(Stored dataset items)

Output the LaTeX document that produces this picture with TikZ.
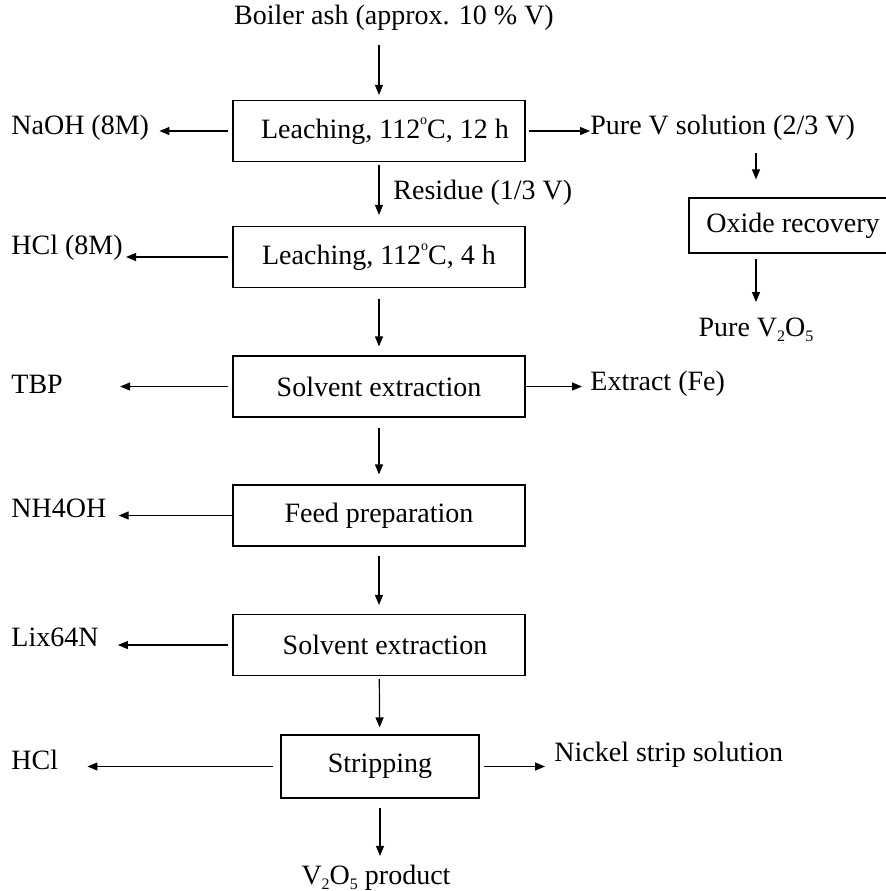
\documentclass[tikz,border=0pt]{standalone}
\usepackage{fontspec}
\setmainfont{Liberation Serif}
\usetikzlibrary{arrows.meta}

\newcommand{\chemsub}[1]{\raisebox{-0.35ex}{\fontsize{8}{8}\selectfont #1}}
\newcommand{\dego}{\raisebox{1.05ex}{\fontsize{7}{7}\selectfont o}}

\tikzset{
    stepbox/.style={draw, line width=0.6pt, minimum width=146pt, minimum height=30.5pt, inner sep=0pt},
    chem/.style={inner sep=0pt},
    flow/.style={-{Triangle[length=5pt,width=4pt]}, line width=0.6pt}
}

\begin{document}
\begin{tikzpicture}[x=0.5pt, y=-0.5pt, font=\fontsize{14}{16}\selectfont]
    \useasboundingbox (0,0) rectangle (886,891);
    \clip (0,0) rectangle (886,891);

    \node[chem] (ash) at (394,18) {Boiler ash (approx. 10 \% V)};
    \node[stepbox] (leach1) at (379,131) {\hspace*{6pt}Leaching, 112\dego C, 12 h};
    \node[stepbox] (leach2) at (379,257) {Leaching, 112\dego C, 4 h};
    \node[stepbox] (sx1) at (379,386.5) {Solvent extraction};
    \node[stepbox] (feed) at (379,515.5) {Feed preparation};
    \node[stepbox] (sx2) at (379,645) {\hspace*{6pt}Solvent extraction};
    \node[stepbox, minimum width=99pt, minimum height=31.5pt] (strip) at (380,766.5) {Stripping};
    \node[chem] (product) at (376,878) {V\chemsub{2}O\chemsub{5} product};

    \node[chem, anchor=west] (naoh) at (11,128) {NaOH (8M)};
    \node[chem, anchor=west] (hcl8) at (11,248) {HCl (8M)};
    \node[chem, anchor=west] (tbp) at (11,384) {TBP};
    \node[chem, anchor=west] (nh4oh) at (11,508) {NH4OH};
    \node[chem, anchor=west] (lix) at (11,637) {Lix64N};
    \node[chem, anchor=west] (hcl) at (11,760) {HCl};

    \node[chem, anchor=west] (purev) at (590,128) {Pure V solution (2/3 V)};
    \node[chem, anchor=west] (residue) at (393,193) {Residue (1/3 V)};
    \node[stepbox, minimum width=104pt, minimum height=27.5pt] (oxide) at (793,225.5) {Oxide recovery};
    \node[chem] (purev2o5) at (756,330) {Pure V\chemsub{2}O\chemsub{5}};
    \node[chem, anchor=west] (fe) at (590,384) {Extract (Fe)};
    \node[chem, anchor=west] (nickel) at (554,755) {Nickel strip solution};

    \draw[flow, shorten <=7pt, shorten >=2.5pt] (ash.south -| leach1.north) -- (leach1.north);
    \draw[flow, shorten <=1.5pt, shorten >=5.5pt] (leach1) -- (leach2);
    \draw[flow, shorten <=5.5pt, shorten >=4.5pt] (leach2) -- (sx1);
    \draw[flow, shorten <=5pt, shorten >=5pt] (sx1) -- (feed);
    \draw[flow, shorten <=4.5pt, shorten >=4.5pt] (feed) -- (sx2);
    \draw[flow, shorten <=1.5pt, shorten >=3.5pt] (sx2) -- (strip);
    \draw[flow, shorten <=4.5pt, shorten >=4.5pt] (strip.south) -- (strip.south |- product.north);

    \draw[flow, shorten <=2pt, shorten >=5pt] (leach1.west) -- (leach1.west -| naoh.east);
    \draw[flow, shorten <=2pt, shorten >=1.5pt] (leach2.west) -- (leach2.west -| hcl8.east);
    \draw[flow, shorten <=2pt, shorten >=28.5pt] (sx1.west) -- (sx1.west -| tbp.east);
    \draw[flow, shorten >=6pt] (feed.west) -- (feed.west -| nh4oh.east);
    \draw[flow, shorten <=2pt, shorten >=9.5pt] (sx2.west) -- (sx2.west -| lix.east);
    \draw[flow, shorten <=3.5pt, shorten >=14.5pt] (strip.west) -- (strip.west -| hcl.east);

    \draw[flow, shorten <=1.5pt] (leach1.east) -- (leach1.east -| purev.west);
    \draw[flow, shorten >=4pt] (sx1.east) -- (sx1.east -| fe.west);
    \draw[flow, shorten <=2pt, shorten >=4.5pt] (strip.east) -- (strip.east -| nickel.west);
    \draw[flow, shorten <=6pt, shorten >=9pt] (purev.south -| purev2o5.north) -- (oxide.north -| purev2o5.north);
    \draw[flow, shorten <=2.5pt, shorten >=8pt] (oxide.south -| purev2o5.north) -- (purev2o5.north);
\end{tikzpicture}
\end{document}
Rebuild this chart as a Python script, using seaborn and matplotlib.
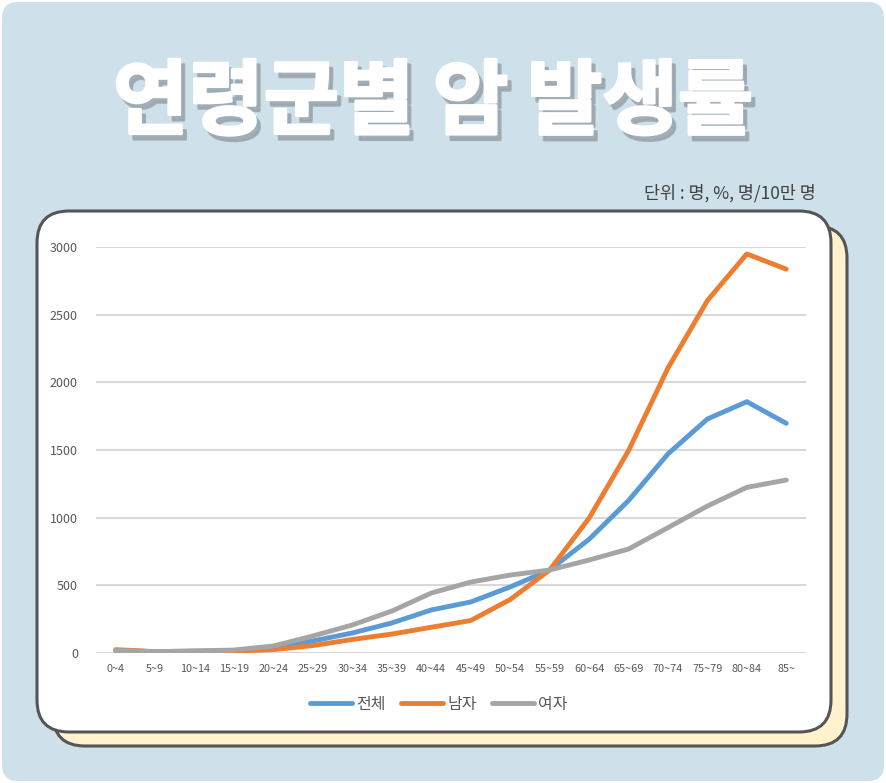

* Task objective: Write out each entry exactly as given, omitting any picture.

* Completed task:
Output the LaTeX document that produces this picture with TikZ.
\documentclass[tikz,border=0pt]{standalone}
\usepackage{fontspec}
\setmainfont{Liberation Serif}
\usetikzlibrary{arrows.meta}

\newcommand{\chemsub}[1]{\raisebox{-0.35ex}{\fontsize{8}{8}\selectfont #1}}
\newcommand{\dego}{\raisebox{1.05ex}{\fontsize{7}{7}\selectfont o}}

\tikzset{
    stepbox/.style={draw, line width=0.6pt, minimum width=146pt, minimum height=30.5pt, inner sep=0pt},
    chem/.style={inner sep=0pt},
    flow/.style={-{Triangle[length=5pt,width=4pt]}, line width=0.6pt}
}

\begin{document}
\begin{tikzpicture}[x=0.5pt, y=-0.5pt, font=\fontsize{14}{16}\selectfont]
    \useasboundingbox (0,0) rectangle (886,891);
    \clip (0,0) rectangle (886,891);

    \node[chem] (ash) at (394,18) {Boiler ash (approx. 10 \% V)};
    \node[stepbox] (leach1) at (379,131) {\hspace*{6pt}Leaching, 112\dego C, 12 h};
    \node[stepbox] (leach2) at (379,257) {Leaching, 112\dego C, 4 h};
    \node[stepbox] (sx1) at (379,386.5) {Solvent extraction};
    \node[stepbox] (feed) at (379,515.5) {Feed preparation};
    \node[stepbox] (sx2) at (379,645) {\hspace*{6pt}Solvent extraction};
    \node[stepbox, minimum width=99pt, minimum height=31.5pt] (strip) at (380,766.5) {Stripping};
    \node[chem] (product) at (376,878) {V\chemsub{2}O\chemsub{5} product};

    \node[chem, anchor=west] (naoh) at (11,128) {NaOH (8M)};
    \node[chem, anchor=west] (hcl8) at (11,248) {HCl (8M)};
    \node[chem, anchor=west] (tbp) at (11,384) {TBP};
    \node[chem, anchor=west] (nh4oh) at (11,508) {NH4OH};
    \node[chem, anchor=west] (lix) at (11,637) {Lix64N};
    \node[chem, anchor=west] (hcl) at (11,760) {HCl};

    \node[chem, anchor=west] (purev) at (590,128) {Pure V solution (2/3 V)};
    \node[chem, anchor=west] (residue) at (393,193) {Residue (1/3 V)};
    \node[stepbox, minimum width=104pt, minimum height=27.5pt] (oxide) at (793,225.5) {Oxide recovery};
    \node[chem] (purev2o5) at (756,330) {Pure V\chemsub{2}O\chemsub{5}};
    \node[chem, anchor=west] (fe) at (590,384) {Extract (Fe)};
    \node[chem, anchor=west] (nickel) at (554,755) {Nickel strip solution};

    \draw[flow, shorten <=7pt, shorten >=2.5pt] (ash.south -| leach1.north) -- (leach1.north);
    \draw[flow, shorten <=1.5pt, shorten >=5.5pt] (leach1) -- (leach2);
    \draw[flow, shorten <=5.5pt, shorten >=4.5pt] (leach2) -- (sx1);
    \draw[flow, shorten <=5pt, shorten >=5pt] (sx1) -- (feed);
    \draw[flow, shorten <=4.5pt, shorten >=4.5pt] (feed) -- (sx2);
    \draw[flow, shorten <=1.5pt, shorten >=3.5pt] (sx2) -- (strip);
    \draw[flow, shorten <=4.5pt, shorten >=4.5pt] (strip.south) -- (strip.south |- product.north);

    \draw[flow, shorten <=2pt, shorten >=5pt] (leach1.west) -- (leach1.west -| naoh.east);
    \draw[flow, shorten <=2pt, shorten >=1.5pt] (leach2.west) -- (leach2.west -| hcl8.east);
    \draw[flow, shorten <=2pt, shorten >=28.5pt] (sx1.west) -- (sx1.west -| tbp.east);
    \draw[flow, shorten >=6pt] (feed.west) -- (feed.west -| nh4oh.east);
    \draw[flow, shorten <=2pt, shorten >=9.5pt] (sx2.west) -- (sx2.west -| lix.east);
    \draw[flow, shorten <=3.5pt, shorten >=14.5pt] (strip.west) -- (strip.west -| hcl.east);

    \draw[flow, shorten <=1.5pt] (leach1.east) -- (leach1.east -| purev.west);
    \draw[flow, shorten >=4pt] (sx1.east) -- (sx1.east -| fe.west);
    \draw[flow, shorten <=2pt, shorten >=4.5pt] (strip.east) -- (strip.east -| nickel.west);
    \draw[flow, shorten <=6pt, shorten >=9pt] (purev.south -| purev2o5.north) -- (oxide.north -| purev2o5.north);
    \draw[flow, shorten <=2.5pt, shorten >=8pt] (oxide.south -| purev2o5.north) -- (purev2o5.north);
\end{tikzpicture}
\end{document}
Rebuild this chart as a Python script, using seaborn and matplotlib.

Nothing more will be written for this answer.